▸ SHORT EXERCISE:
Repeat everything from the first line of the listing below through the line that contains "divers = [5, 2, 3, 1, 1]", exactly. Leave out pictures.

▸ INFORMATION PROVIDED:
━━━━

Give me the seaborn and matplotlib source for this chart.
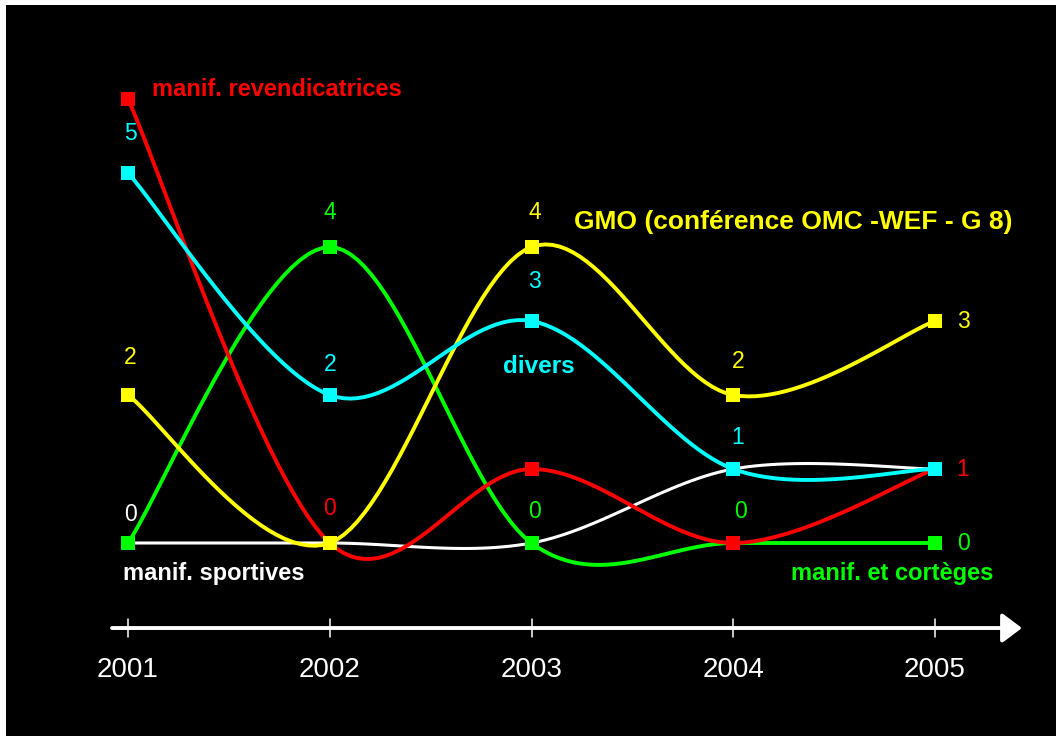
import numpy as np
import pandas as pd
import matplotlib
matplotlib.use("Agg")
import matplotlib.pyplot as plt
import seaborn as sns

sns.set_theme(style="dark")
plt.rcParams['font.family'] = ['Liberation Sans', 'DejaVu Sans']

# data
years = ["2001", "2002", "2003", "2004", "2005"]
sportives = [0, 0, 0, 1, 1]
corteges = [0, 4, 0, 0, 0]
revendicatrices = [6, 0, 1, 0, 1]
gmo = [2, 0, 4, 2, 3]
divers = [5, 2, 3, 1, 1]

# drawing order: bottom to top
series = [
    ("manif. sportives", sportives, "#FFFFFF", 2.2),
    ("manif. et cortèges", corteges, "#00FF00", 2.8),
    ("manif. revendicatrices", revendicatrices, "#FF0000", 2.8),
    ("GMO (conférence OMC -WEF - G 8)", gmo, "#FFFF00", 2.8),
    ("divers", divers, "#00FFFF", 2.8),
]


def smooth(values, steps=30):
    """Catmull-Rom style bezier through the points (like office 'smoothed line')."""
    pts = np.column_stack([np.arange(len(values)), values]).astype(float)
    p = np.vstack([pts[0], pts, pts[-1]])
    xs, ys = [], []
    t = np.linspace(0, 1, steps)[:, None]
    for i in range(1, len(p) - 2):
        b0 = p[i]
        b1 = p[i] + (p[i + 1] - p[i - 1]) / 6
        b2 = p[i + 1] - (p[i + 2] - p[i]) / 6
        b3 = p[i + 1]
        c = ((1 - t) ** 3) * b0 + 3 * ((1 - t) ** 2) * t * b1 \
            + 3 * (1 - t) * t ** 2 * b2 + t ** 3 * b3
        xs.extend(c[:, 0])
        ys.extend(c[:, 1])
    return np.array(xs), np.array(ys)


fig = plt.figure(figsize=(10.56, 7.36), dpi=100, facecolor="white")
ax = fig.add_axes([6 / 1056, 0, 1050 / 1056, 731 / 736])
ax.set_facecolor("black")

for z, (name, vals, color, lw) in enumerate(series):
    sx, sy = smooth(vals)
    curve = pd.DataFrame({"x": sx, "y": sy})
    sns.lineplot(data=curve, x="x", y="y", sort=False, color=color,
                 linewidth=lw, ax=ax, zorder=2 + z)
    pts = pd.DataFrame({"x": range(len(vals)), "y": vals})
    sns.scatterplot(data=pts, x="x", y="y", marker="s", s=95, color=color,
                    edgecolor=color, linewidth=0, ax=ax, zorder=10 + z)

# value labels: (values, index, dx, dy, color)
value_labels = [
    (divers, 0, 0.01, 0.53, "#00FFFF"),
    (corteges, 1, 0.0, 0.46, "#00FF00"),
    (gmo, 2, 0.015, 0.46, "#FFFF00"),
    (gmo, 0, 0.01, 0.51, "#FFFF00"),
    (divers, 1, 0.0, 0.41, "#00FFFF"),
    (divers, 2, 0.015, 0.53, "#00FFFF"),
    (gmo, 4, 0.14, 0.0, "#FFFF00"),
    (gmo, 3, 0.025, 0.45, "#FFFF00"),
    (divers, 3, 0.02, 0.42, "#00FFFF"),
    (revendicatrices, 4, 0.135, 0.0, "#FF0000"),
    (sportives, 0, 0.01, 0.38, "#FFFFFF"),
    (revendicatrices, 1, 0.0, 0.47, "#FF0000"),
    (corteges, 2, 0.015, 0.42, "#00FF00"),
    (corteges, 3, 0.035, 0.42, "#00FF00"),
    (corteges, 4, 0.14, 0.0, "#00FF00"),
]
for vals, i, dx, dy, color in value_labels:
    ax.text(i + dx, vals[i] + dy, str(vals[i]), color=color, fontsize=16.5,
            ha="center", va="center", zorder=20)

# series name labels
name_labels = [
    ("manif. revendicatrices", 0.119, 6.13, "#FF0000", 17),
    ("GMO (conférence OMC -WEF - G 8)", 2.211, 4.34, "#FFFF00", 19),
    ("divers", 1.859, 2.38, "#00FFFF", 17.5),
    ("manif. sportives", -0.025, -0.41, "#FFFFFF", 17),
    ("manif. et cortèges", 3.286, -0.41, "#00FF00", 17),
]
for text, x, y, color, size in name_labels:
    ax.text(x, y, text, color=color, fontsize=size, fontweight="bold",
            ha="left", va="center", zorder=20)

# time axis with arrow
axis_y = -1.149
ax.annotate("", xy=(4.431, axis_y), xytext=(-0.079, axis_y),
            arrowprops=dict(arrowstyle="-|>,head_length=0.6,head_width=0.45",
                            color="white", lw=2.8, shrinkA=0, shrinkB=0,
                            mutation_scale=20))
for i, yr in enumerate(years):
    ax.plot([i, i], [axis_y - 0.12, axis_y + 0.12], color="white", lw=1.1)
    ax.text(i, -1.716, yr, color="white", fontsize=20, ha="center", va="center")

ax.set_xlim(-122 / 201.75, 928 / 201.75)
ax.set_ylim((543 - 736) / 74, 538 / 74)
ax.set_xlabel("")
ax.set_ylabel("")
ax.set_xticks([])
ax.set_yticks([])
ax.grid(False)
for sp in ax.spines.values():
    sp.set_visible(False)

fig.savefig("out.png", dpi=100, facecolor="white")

━━━━

▸ EXERCISE ANSWER:
Give me the seaborn and matplotlib source for this chart.
import numpy as np
import pandas as pd
import matplotlib
matplotlib.use("Agg")
import matplotlib.pyplot as plt
import seaborn as sns

sns.set_theme(style="dark")
plt.rcParams['font.family'] = ['Liberation Sans', 'DejaVu Sans']

# data
years = ["2001", "2002", "2003", "2004", "2005"]
sportives = [0, 0, 0, 1, 1]
corteges = [0, 4, 0, 0, 0]
revendicatrices = [6, 0, 1, 0, 1]
gmo = [2, 0, 4, 2, 3]
divers = [5, 2, 3, 1, 1]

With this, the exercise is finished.